### Problem description:
Only lines holding the string "this" are wanted; copy each one from the material.

### Dataset content:
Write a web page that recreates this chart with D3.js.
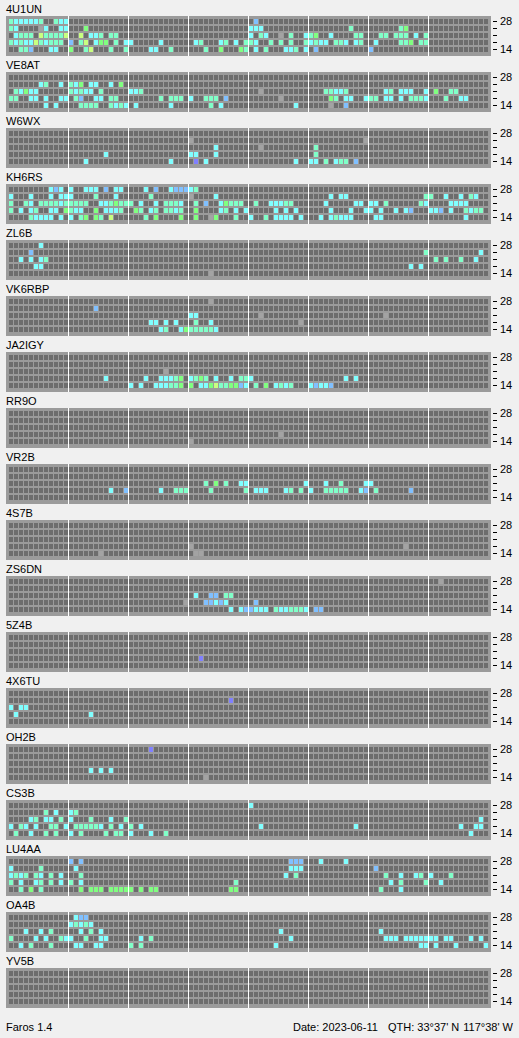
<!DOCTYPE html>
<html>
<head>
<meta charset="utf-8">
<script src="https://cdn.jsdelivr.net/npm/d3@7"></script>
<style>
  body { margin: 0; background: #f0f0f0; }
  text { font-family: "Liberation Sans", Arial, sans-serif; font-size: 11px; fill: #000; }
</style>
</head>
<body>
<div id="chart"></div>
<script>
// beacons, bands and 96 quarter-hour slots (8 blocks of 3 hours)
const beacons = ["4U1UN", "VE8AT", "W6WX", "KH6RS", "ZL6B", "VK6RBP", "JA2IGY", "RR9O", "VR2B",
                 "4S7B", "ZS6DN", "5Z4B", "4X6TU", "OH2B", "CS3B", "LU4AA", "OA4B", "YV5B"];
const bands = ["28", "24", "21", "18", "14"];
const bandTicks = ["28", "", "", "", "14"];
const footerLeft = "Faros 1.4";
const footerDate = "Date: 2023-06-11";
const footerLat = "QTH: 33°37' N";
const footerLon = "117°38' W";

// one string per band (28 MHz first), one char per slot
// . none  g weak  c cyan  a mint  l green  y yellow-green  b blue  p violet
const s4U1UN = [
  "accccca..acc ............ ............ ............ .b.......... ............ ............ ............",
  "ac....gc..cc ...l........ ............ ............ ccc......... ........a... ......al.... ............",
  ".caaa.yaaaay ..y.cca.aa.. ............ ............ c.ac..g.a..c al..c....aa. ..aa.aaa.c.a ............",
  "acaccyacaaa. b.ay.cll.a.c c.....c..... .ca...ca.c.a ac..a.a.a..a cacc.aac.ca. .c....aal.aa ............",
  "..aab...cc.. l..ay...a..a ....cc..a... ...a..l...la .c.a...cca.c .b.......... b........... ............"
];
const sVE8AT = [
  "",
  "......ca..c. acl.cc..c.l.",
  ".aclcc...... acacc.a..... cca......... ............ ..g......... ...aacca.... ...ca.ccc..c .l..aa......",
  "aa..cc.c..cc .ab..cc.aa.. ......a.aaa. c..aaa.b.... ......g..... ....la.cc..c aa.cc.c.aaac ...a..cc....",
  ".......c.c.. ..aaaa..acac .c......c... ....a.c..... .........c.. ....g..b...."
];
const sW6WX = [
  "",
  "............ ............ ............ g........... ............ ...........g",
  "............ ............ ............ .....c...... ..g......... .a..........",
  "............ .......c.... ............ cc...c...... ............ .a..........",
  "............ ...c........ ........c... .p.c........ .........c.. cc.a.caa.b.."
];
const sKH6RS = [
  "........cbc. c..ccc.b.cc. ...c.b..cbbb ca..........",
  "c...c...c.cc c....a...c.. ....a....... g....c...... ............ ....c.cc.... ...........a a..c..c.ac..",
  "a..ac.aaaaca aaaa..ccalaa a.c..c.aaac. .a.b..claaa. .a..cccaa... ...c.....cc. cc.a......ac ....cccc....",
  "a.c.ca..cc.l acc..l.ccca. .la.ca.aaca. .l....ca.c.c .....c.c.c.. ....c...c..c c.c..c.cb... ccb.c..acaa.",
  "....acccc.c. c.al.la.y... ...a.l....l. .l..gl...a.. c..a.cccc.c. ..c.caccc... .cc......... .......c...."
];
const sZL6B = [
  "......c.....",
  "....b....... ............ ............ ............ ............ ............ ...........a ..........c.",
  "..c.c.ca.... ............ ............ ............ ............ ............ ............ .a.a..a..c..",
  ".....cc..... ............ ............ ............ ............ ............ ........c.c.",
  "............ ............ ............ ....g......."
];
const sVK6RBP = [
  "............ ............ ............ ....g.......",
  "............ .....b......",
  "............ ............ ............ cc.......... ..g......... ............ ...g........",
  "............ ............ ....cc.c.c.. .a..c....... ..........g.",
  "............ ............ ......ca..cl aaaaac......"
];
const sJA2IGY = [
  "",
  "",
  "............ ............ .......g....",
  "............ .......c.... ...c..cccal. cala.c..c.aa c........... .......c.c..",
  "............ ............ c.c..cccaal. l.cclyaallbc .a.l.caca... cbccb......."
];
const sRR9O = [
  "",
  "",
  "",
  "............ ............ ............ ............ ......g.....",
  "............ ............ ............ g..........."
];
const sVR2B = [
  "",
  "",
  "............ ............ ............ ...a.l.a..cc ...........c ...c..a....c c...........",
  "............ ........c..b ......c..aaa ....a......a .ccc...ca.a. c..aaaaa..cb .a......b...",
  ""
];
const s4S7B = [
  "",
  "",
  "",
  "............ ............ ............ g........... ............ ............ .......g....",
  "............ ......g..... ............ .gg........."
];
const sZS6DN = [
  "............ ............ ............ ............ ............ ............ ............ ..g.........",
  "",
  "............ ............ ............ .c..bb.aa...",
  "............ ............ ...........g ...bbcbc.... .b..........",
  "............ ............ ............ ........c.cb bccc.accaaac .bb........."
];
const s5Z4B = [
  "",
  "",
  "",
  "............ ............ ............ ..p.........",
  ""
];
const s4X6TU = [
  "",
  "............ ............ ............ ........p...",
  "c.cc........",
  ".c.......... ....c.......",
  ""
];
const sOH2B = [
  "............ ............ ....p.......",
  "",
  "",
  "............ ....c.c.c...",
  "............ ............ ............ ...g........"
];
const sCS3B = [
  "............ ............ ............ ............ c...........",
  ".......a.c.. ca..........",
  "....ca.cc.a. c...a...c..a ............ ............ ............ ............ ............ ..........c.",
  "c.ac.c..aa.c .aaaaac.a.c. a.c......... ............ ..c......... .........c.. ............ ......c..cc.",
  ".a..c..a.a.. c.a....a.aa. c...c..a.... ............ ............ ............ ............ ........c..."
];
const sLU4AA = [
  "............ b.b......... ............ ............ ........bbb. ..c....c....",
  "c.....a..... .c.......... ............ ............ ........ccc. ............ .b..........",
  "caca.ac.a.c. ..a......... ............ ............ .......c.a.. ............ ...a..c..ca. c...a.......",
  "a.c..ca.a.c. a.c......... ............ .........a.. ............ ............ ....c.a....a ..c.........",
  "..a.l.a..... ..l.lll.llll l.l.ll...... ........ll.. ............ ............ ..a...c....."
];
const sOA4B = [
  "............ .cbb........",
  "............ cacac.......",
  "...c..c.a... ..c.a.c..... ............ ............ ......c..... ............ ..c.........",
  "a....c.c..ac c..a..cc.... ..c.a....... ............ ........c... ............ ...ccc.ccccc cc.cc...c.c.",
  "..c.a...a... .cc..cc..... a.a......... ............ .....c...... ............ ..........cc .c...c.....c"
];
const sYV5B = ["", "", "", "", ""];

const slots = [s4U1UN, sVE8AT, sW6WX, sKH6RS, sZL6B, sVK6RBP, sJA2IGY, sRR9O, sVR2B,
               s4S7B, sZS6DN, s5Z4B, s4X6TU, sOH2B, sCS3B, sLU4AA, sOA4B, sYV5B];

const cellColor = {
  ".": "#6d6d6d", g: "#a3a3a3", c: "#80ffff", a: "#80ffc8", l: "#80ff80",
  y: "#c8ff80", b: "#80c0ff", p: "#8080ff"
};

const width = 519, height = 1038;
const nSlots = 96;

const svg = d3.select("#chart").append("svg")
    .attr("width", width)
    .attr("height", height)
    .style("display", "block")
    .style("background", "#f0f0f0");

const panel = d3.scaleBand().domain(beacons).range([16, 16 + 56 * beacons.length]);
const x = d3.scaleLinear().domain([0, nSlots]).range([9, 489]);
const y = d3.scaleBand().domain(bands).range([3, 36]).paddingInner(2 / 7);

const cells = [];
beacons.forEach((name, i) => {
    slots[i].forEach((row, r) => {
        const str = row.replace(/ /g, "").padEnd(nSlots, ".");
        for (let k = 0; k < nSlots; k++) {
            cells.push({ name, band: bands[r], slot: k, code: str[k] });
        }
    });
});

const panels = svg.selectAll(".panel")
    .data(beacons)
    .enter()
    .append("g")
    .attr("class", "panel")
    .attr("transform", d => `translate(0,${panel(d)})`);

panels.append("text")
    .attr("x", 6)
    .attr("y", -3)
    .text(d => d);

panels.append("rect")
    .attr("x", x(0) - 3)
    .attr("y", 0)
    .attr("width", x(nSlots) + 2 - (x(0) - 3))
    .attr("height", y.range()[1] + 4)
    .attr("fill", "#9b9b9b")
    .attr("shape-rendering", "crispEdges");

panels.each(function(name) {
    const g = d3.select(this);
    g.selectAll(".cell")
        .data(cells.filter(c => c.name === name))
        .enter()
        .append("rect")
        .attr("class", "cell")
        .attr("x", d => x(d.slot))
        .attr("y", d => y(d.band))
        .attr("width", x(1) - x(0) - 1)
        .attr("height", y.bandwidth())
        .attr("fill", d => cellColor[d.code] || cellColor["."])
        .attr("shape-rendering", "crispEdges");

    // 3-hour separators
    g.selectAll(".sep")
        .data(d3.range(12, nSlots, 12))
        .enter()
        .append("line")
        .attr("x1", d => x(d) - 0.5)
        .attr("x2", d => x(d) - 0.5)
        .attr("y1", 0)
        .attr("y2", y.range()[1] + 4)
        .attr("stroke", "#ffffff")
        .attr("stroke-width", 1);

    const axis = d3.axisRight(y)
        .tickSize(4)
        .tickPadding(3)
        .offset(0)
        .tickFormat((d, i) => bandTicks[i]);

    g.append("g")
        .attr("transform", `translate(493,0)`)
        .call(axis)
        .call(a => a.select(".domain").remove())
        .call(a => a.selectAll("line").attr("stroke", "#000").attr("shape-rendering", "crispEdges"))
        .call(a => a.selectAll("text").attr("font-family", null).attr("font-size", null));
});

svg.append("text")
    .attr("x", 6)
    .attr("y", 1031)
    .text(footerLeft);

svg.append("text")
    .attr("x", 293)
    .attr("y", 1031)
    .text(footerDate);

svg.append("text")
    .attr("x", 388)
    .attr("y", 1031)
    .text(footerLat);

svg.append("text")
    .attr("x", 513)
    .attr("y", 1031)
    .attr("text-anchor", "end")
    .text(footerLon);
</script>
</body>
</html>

### Full output:
Write a web page that recreates this chart with D3.js.
    const g = d3.select(this);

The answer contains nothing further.